30 Agustus 2009
Jebakan bagi para teknolog (ITB)
Beberapa tahun lalu saya membaca buku Bentang Ego, Alunkan Simfoni (BEAS) yang bercerita bagaimana kiprah Pak Kusmayanto Kadiman sebagai dosen di Teknik Fisika ITB dan (terutama) sebagai Rektor ITB.
Banyak hal menggugah yang saya dapatkan dari buku itu. Belakangan saya menjadi tergoda untuk membaca kembali buku itu terutama karena dalam perbincangan, baik lisan maupun tertulis, Pak Kus yang sekarang jadi Menristek itu sering merujuk pada ide yang tertuang dalam buku BEAS.
Sulit untuk meringkas buku yang sudah sangat padat dan kaya itu. Tapi saya akan fokus pada tiga ide yang terasa paling mengena sejak pertama kali membaca buku BEAS. (Bagi saya, buku itu solah-olah berjudul: Bentangkan Egomu, Alunkan Sinfonimu).
Membaca ulang buku ini sekarang –setelah agak sering berinteraksi secara langsung--juga menjadi lebih mudah karena saya bisa membayangkan bagaimana kira-kira intonasi dan tekanan Pak Kus ketika berbicara tentang apa yang tertuang dalam buku itu.
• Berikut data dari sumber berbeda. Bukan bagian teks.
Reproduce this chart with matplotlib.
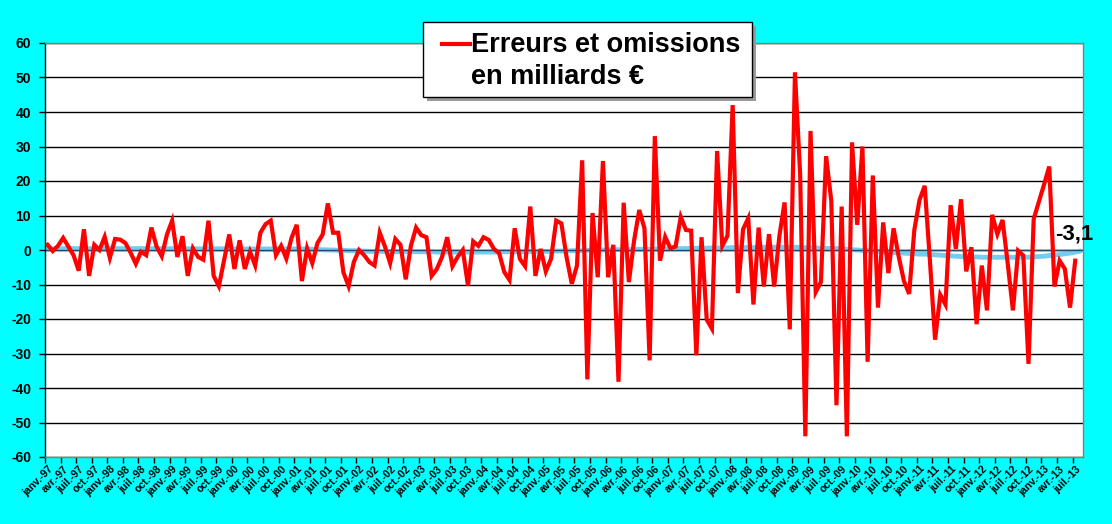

Tiga ide yang saya maksud meliputi: perangkap business as usual, jebakan kaum nerdish, serta kriteria insinyur. Berikut ini kutipan paparan Pak Kus mengenai tiga bidang di atas dalam buku BEAS.
***Business as usual
Perangkap terbesar yang ada dalah orang itu suka sekali dengan yang disebut business as usual, entah dalam aturan-aturan atau dalam apa. Orang itu maunya melakukan hal yang sama. Seperti yang sudah-sudah, seperti yang kemarin-kemarin saja. Kalau dia junior saya, ya sudah, lakukan seperti yang senior saya lakukan. Itu perangkap yang terbesar.
Saya mengatakan bahwa kita sudah lama bahagia memerangkap diri, diperangkap oleh diri kita sendiri. Tidak ada yang mau melakukan evaluasi. Mereka memandang bahwa itulah dunia mereka, dan tidak mau sebentar keluar dari dunia itu.
Selain itu, dalam business as usual, senoritas menjadi sangat penting. Kaidah yang berlaku do what I say, tetapi don’t do what I do. Kita mengajar begitu saja apa-apa yang sudah kita baca, tetapi tidak pernah mempersoalkan apakah cara mengajarnya sudah benar. Mendasar sekali sebenarnya pertanyaan how can I perform today better than yesterday.
Padahal, feed back is very important element of life. Kalau sesorang pergi ke lapangan, ketika balik ke kantor, dia menulis apa yang kita sebut back to office report. Itu dilakukan sebagai bentuk kontrak Anda. Apa yang Anda janjikan Anda tulis di situ. Sesudah itu, Anda mendapatkan feed back dari orang-orang lain. Nah, ketika tidak ada ukuran-ukuran, kita tidak peduli dengan evaluasi.
Kutipan:
Insanity: doing the same thing over and over again, and expecting different results. (Albert Einstein)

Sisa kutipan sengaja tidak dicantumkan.